Adern, das preisgekrönte Stück von Lisa Wentz, feiert am 22. Februar 2024 in einer Inszenierung von Georg Schmiedleitner Premiere am Stadttheater. (Marianne Fischer/Kleine Zeitung)
»Heute weiß ja kaum jemand mehr, wie diese Nachkriegsjahre waren, wie es dieser Gesellschaft ging, die sich bemüht hat, trotz aller historischen Belastungen aus den Trümmern der Kriegsgeneration eine neue Welt aufzubauen«, sagt Georg Schmiedleitner. Der Oberösterreicher inszeniert mit Lisa Wentz´Adern ein Stück, das im Jahr 1953 beginnt und sich bis in die 1970er-Jahre spannt: In Schwaz in Tirol treffen sich aufgrund einer Anzeige Rudolf und Aloisia, in Klagenfurt gespielt von Axel Sichrovsky und Raphaela Möst. Er sucht eine Mutter für seine fünf Kinder, sie hat sich gemeldet. Beide sind gezeichnet von Kriegserfahrungen. Rudolf hatte offenbar in den Stollen der Messerschmitt-Werke mit Zwangsarbeitern zu tun, bei einer Sprengung gab es ein oder mehrere Opfer. Nun fürchtet er, im Rahmen der Entnazifizierung verhaftet zu werden, obwohl er nur Befehle befolgte. Und Aloisia hat eine Tochter von einem französischen Besatzungssoldaten und fragt sich, ob sie ihn suchen soll. »Mit diesem Rucksack treffen sich die beiden in Schwaz, einem Unort, wo eigentlich niemand freiwillig hin will, aber ein Ort, den sich die beiden erobern als Raum für ihre Beziehung. Hier leben sie, aber immer auch unter dem Druck, dass ihre eigentliche Historie noch einmal aufpoppt und im Herzen explodiert«, sagt Schmiedleitner, der zuletzt am Stadttheater Klagenfurt Shakespeares Was ihr wollt als poetisch-groteske Komödie zeigte.

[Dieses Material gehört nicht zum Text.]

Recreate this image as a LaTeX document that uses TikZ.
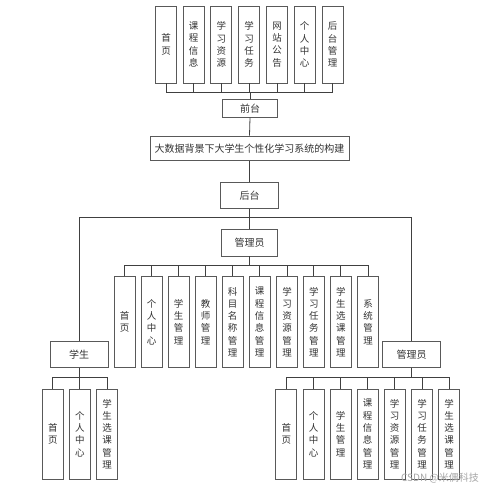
\documentclass[tikz,border=0pt]{standalone}
\usepackage{fontspec}
\newfontfamily\cjk{Noto Sans CJK SC}
\begin{document}
\begin{tikzpicture}[x=1pt,y=-1pt,
  box/.style={draw=black!65,line width=0.8pt,inner sep=0pt,text=black!80,font=\cjk\fontsize{9.5}{12.3}\selectfont,align=center},
  vbox/.style={box,minimum width=21pt,minimum height=#1},
  hbox/.style={box,font=\cjk\fontsize{10}{12}\selectfont},
  conn/.style={draw=black!75,line width=0.8pt}]
\useasboundingbox[fill=white] (0,0) rectangle (499,492);
% top row
\foreach \n/\x/\t in {t1/166/首\\页, t2/193.7/课\\程\\信\\息, t3/221.3/学\\习\\资\\源, t4/249.2/学\\习\\任\\务, t5/277/网\\站\\公\\告, t6/304.7/个\\人\\中\\心, t7/332.5/后\\台\\管\\理}
  \node[vbox=77pt] (\n) at (\x,44.5) {\t};
\node[hbox,minimum width=54.3pt,minimum height=18.3pt] (qt) at (250,108.2) {前台};
\node[hbox,minimum width=199pt,minimum height=24.7pt] (main) at (249.5,148.3) {大数据背景下大学生个性化学习系统的构建};
\node[hbox,minimum width=57.6pt,minimum height=26pt] (ht) at (249.5,195.3) {后台};
\node[hbox,minimum width=56pt,minimum height=26.7pt] (gly) at (249.5,242.7) {管理员};
% admin row
\foreach \n/\x/\t in {a1/124.5/首\\页, a2/151.5/个\\人\\中\\心, a3/178.5/学\\生\\管\\理, a4/205.5/教\\师\\管\\理, a5/232.5/科\\目\\名\\称\\管\\理, a6/259.5/课\\程\\信\\息\\管\\理, a7/287/学\\习\\资\\源\\管\\理, a8/313.8/学\\习\\任\\务\\管\\理, a9/340.8/学\\生\\选\\课\\管\\理, a10/368/系\\统\\管\\理}
  \node[vbox=90.6pt] (\n) at (\x,322) {\t};
\node[hbox,minimum width=58.3pt,minimum height=25.6pt] (xs) at (79.2,354.5) {学生};
\node[hbox,minimum width=58.4pt,minimum height=25.6pt] (gly2) at (411.5,354.5) {管理员};
% bottom left
\foreach \n/\x/\t in {s1/52.8/首\\页, s2/79.8/个\\人\\中\\心, s3/107/学\\生\\选\\课\\管\\理}
  \node[vbox=90pt] (\n) at (\x,434) {\t};
% bottom right
\foreach \n/\x/\t in {r1/286.3/首\\页, r2/313.7/个\\人\\中\\心, r3/340.7/学\\生\\管\\理, r4/367.7/课\\程\\信\\息\\管\\理, r5/394.7/学\\习\\资\\源\\管\\理, r6/422/学\\习\\任\\务\\管\\理, r7/449/学\\生\\选\\课\\管\\理}
  \node[vbox=90pt] (\n) at (\x,434) {\t};
% buses
\coordinate (bus1) at (250,92.7);
\coordinate (bus3) at (249.5,265);
\coordinate (bus4) at (79.2,377.3);
\coordinate (bus5) at (411.5,377.3);
\coordinate (bl) at (79.2,217.7);
\coordinate (br) at (411.5,217.7);
% top connectors
\draw[conn] (t1.south |- bus1) -- (t7.south |- bus1);
\foreach \n in {t1,t2,t3,t4,t5,t6,t7} \draw[conn] (\n.south) -- (\n.south |- bus1);
\draw[conn] (qt.north) -- (bus1);
\draw[conn] (qt.south) -- (main.north);
\draw[conn] (main.south) -- (ht.north);
\draw[conn] (ht.south) -- (gly.north);
\draw[conn] (bl) -- (br);
\draw[conn] (bl) -- (xs.north);
\draw[conn] (br) -- (gly2.north);
% admin connectors
\draw[conn] (gly.south) -- (bus3);
\draw[conn] (a1.north |- bus3) -- (a10.north |- bus3);
\foreach \n in {a1,a2,a3,a4,a5,a6,a7,a8,a9,a10} \draw[conn] (\n.north) -- (\n.north |- bus3);
% student connectors
\draw[conn] (xs.south) -- (bus4);
\draw[conn] (s1.north |- bus4) -- (s3.north |- bus4);
\foreach \n in {s1,s2,s3} \draw[conn] (\n.north) -- (\n.north |- bus4);
% admin2 connectors
\draw[conn] (gly2.south) -- (bus5);
\draw[conn] (r1.north |- bus5) -- (r7.north |- bus5);
\foreach \n in {r1,r2,r3,r4,r5,r6,r7} \draw[conn] (\n.north) -- (\n.north |- bus5);
% watermark
\node[text=black!35,font=\cjk\fontsize{10}{12}\selectfont,inner sep=0pt] (wm) at (440,478.3) {CSDN @米偶科技};
\end{tikzpicture}
\end{document}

Und auch Adern hat für ihn grotesk-heitere Seiten, denn zwei Menschen versuchen, »in all ihrer Unbeholfenheit zueinanderzufinden. Es sind oft patscherte und ungelenke Liebesversuche und das ist manchmal wirklich zum Lachen – aber eben auch deshalb, weil man solche Situationen aus der eigenen Welt kennt«, sagt Schmiedleitner über die »hell-dunkel funkelnde Liebesgeschichte« (so die Ankündigung), die mit dem Retzhofer Dramapreis und dem Nestroy als »Bestes Stück 2022« ausgezeichnet wurde. Die Jury lobte die »dialogische Könnerschaft« der 29-jährigen Autorin, die selbst in Tirol aufgewachsen ist, wo der Abbau von Silber- und Kupfererzen eine jahrhundertelange Tradition hat. Und so bezieht sich der Titel auf den Bergbau, in dem Rudolf beschäftigt ist, gleichzeitig aber auch auf die menschlichen Adern und das Blut, das darin pulsiert – oder auch vergossen wurde.